Editorial
El Partido de la Revolución Democrática (PRD) llegó al fin de su décimo Congreso Nacional con el enorme mérito de poner en la mesa de debates los temas más polémicos e incómodos de su futuro inmediato, una práctica ausente en las otras dos principales fuerzas electorales del país. La disposición a airear las disputas y las posiciones encontradas es, por sí misma, una muestra de civilidad democrática interna que impulsa, además, la discusión y el análisis en el resto de la sociedad.
Asimismo, el instituto político consiguió, pese a todo, mantener su unidad formal en contra de los augurios de que este podría ser el congreso de la ruptura partidaria entre la corriente Nueva Izquierda (NI), que controla el aparato del partido y se manifiesta más proclive a dialogar con el gobierno federal, y los grupos que demandan una postura de resuelto apoyo al movimiento de resistencia cívica surgido de la candidatura presidencial de Andrés Manuel López Obrador.
Ciertamente, una cosa es poner a debate las diferencias internas y otra, muy distinta, resolverlas. Por ahora el PRD no ha logrado solucionar la pugna más importante que se desarrolla en su interior, cuyo centro es la forma de relacionarse con el Ejecutivo federal surgido de las impugnadas elecciones del año pasado.
Lo más que pudieron lograr en este sentido los delegados al congreso fue acordar una serie de resoluciones ambiguas y de alcances inciertos en las que, por un lado, se abre la puerta para dialogar con el gobierno calderonista y, por el otro, se establece la negativa a permitir que su titular se dirija al Congreso de la Unión el próximo primero de septiembre, fecha estipulada por la Constitución para la entrega al Legislativo del informe presidencial. Esta deliberada y acaso obligada falta de precisión va a tener consecuencias no necesariamente positivas en las semanas y en los meses próximos.
La postergación de las diferencias –implícita en la indefinición de las resoluciones– parece una solución de transacción, sin duda riesgosa, dictada por la necesidad de evitar una ruptura. Con ella se gana un margen de tiempo para el debate interno, pero se corre el peligro de larvar confrontaciones virulentas que lleven a una pérdida del control partidista y a perpetuar una desviación evidente de la vida interna perredista: la sustitución de la polémica democrática y abierta entre la militancia por las negociaciones y componendas entre los liderazgos de las tribus.
Desde otro punto de vista, el cónclave tuvo dos aspectos positivos: la aprobación de una política de cuotas de género realmente paritaria, que instaura la paridad entre hombres y mujeres en el reparto de candidaturas a cargos de elección popular, por un lado, y la autocrítica, por el otro, acotada y negociada, pero autocrítica al fin, un elemento que brilla por su ausencia en la generalidad de las organizaciones políticas nacionales. Ha de señalarse que en el ejercicio de evaluación del desempeño propio faltó una toma de posición sobre el principal conflicto de identidad y rumbo que viene arrastrando el PRD: la progresiva confusión entre los medios y los fines en torno a la vía electoral y el ejercicio de cargos de representación popular, terrenos que fueron y que tendrían que seguir siendo los medios para procurar el avance de causas sociales y reivindicaciones populares, y no un fin en sí mismo, que es en lo que se han convertido para buena parte de los sectores perredistas.

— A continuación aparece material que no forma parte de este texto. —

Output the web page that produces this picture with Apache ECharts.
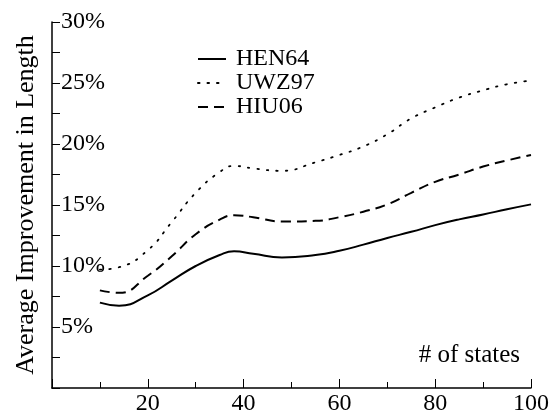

Para finalizar, la decisión de constreñir las elecciones para dirigentes al padrón de la militancia perredista podría ser una medida adecuada si se considera el ambiente político nacional, en el que resulta inevitable la tentación de autoridades y de otros partidos a inducir los procesos de selección cuando éstos se realizan de manera abierta a la ciudadanía. Por otro lado, los listados de integrantes del PRD distan mucho de ser confiables y de estar actualizados, y no puede dejar de percibirse en la resolución un sesgo que, en las actuales circunstancias perredistas, favorece a NI y a su dirigente, Jesús Ortega, quienes controlan la mayor parte de la burocracia partidista.